En ce qui concerne le débat sur les réformes, l’Eglise appelle les acteurs à s’entendre pour opérer les changements souhaités par le Peuple. «Nous pensons qu’un débat de fond doit être mené sur cette question afin que les réformes soient faites effectivement selon la Constitution de 1992 pour décrisper la situation et qu’on puisse passer à autre chose», a indiqué Mgr Nicodème Barrigah.

Référendum
La procédure parlementaire suit cependant son cours, même si, selon les observateurs, aucun miracle n’est à attendre de ce côté-là. «Après le vote du projet de loi introduit par le gouvernement par (sic) la Commission des lois, il n’y a plus aucun doute sur la suite des événements. Ne pouvant réussir à rassembler les 4/5e des députés pour faire adopter cette révision à l’Assemblée, nous allons probablement aller vers un référendum, puisque le parti au pouvoir dispose des 2/3 des députés pour passer par cette voie. Ceci en vertu de l’article 144 de notre Constitution. Et tout ça reste légal», a fait observer l’opposant Gerry Taama.

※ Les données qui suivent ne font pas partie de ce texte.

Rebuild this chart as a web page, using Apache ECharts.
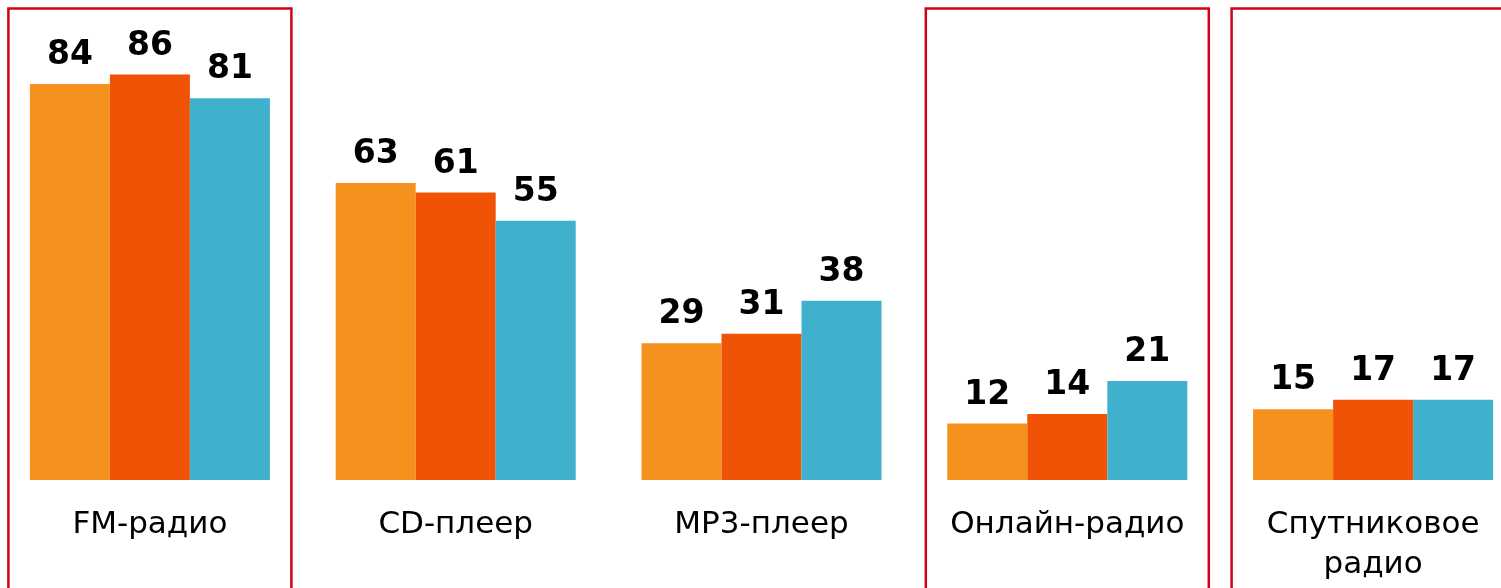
<!DOCTYPE html>
<html>
<head>
<meta charset="utf-8">
<script src="https://cdn.jsdelivr.net/npm/echarts@6/dist/echarts.min.js"></script>
<style>
  html, body { margin: 0; padding: 0; background: #fff; }
  #bars { width: 1501px; height: 588px; }
</style>
</head>
<body>
<div id="bars"></div>
<script>
const categories = ['FM-радио', 'CD-плеер', 'MP3-плеер', 'Онлайн-радио', 'Спутниковое\nрадио']
const serieA = [84, 63, 29, 12, 15]
const serieB = [86, 61, 31, 14, 17]
const serieC = [81, 55, 38, 21, 17]
// categories that get a red frame
const framed = ['FM-радио', 'Онлайн-радио', 'Спутниковое\nрадио']

const colors = ['#F5921E', '#F05206', '#40B1CD']

function makeSeries (name, data, color) {
  return {
    name: name,
    type: 'bar',
    data: data,
    barWidth: 80,
    barGap: '0%',
    itemStyle: { color: color },
    label: {
      show: true,
      position: 'top',
      distance: 12,
      color: '#000',
      fontFamily: 'DejaVu Sans',
      fontWeight: 'bold',
      fontSize: 33
    }
  }
}

const option = {
  animation: false,
  grid: {
    left: -3,
    width: 1529,
    top: 8.6,
    bottom: 108,
    containLabel: false,
    outerBoundsMode: 'none'
  },
  xAxis: [{
    type: 'category',
    data: categories,
    axisLine: { show: false },
    axisTick: { show: false },
    axisLabel: {
      margin: 25,
      color: '#000',
      fontFamily: 'DejaVu Sans',
      fontSize: 31,
      lineHeight: 40,
      interval: 0
    }
  }],
  yAxis: [{
    type: 'value',
    min: 0,
    max: 100,
    show: false,
    splitLine: { show: false }
  }],
  series: [
    makeSeries('a', serieA, colors[0]),
    makeSeries('b', serieB, colors[1]),
    makeSeries('c', serieC, colors[2])
  ]
}

const myChart = echarts.init(document.getElementById('bars'))
myChart.setOption(option)

// red frames around some groups
const frames = framed.map(cat => {
  const cx = myChart.convertToPixel({ xAxisIndex: 0 }, cat)
  return {
    type: 'rect',
    shape: { x: cx - 141.5, y: 8.5, width: 283, height: 620 },
    style: { fill: 'none', stroke: '#D0021B', lineWidth: 2.5 },
    silent: true
  }
})
myChart.setOption({ graphic: frames })
</script>
</body>
</html>
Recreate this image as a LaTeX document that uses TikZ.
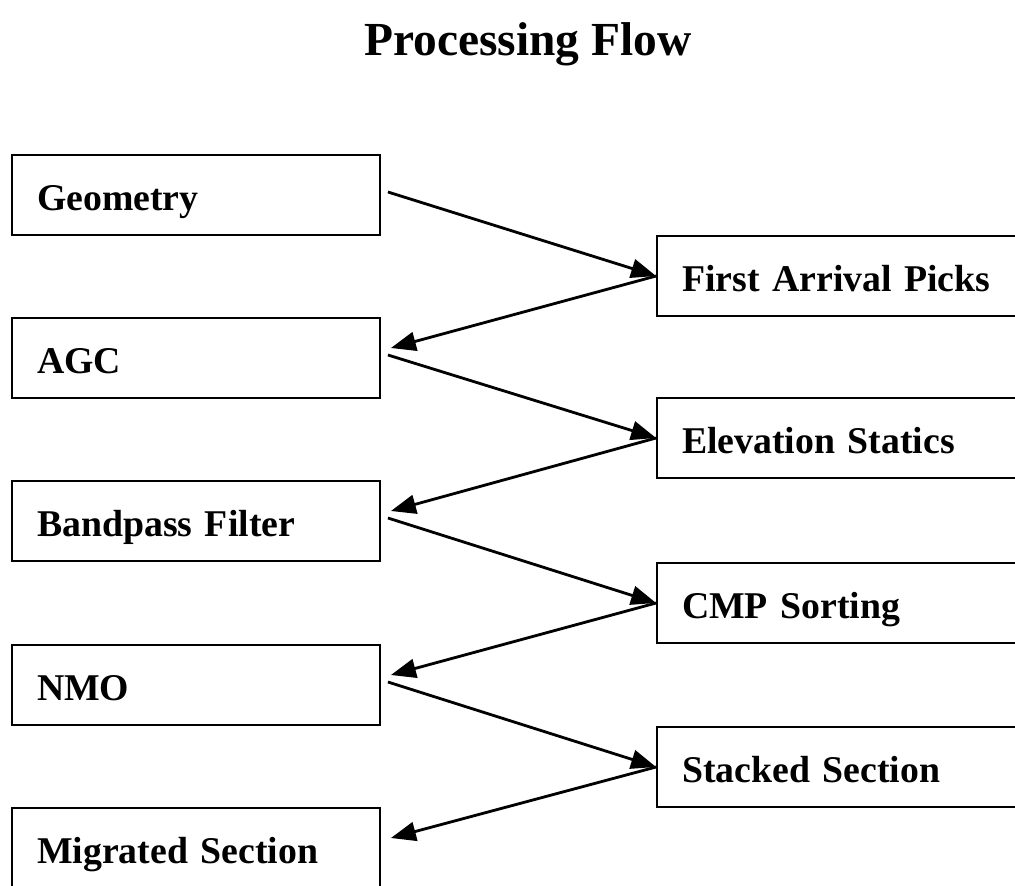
\documentclass[tikz,border=0pt]{standalone}
\usepackage{fontspec}
\setmainfont{Liberation Serif}
\usetikzlibrary{arrows.meta}
\tikzset{
  nd_title/.style={font=\fontsize{27}{30}\selectfont\bfseries},
  nd_step/.style={rectangle,draw=black,line width=1.1pt,text width=6.36cm,inner xsep=0.5cm,minimum height=1.6cm,text height=0.62cm,text depth=0pt,align=left,font=\fontsize{21.5}{24}\selectfont\bfseries},
  arr/.style={-{Triangle[length=0.5cm,width=0.38cm]},line width=1.6pt},
}
\begin{document}
\begin{tikzpicture}[x=0.02cm,y=-0.02cm]
\useasboundingbox (0,0) rectangle (1015,886);
\clip (0,0) rectangle (1015,886);
\def\cL{196}\def\cR{841}
\node[nd_title] at (528,44)(T){Processing Flow};
% left column
\node[nd_step] at (\cL,195)(G){Geometry};
\node[nd_step] at (\cL,358)(A){AGC};
\node[nd_step] at (\cL,521)(B){Bandpass Filter};
\node[nd_step] at (\cL,685)(N){NMO};
\node[nd_step] at (\cL,848)(M){Migrated Section};
% right column
\node[nd_step] at (\cR,276)(F){First Arrival Picks};
\node[nd_step] at (\cR,438)(E){Elevation Statics};
\node[nd_step] at (\cR,603)(C){CMP Sorting};
\node[nd_step] at (\cR,767)(S){Stacked Section};
% arrows
\foreach \a/\b in {G/F,A/E,B/C,N/S}{\draw[arr]([xshift=0.14cm,yshift=0.06cm]\a.east)--(\b.west);}
\foreach \a/\b in {F/A,E/B,C/N,S/M}{\draw[arr](\a.west)--([xshift=0.2cm,yshift=0.2cm]\b.east);}
\end{tikzpicture}
\end{document}
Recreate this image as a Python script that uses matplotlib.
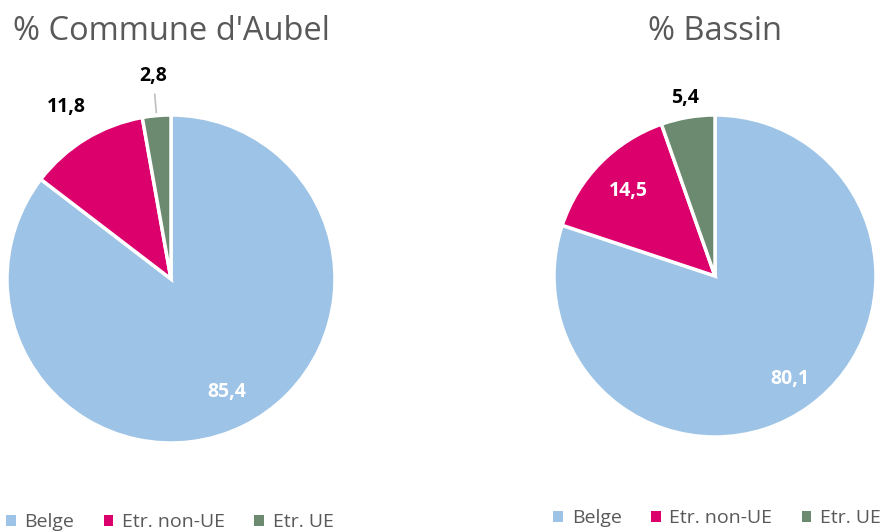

Le blocage, rappelons-le, se situe au niveau de l’alinéa 2 de l’article 59 de la Constitution de 1992, qui dispose qu’«en aucun cas, nul ne peut exercer plus de deux mandats». Une phrase que ne reprend pas le projet de loi du gouvernement (tout comme la recommandation numéro 5 de la Cvjr) et qui selon l’opposition devrait conduire le Prési­dent Faure Gnassingbé à ne plus se représenter en 2020.
Les rues du pays seront prises d’assaut les 20 et 21 septem­bre prochains par les partisans des deux camps. Les Evêques demandent de leur côté aux leaders politiques «d’éviter d’organiser le même jour des manifestations antagonistes, de peur que ces rassemblements ne dé­­bou­chent sur des affrontements aux conséquences imprévisibles».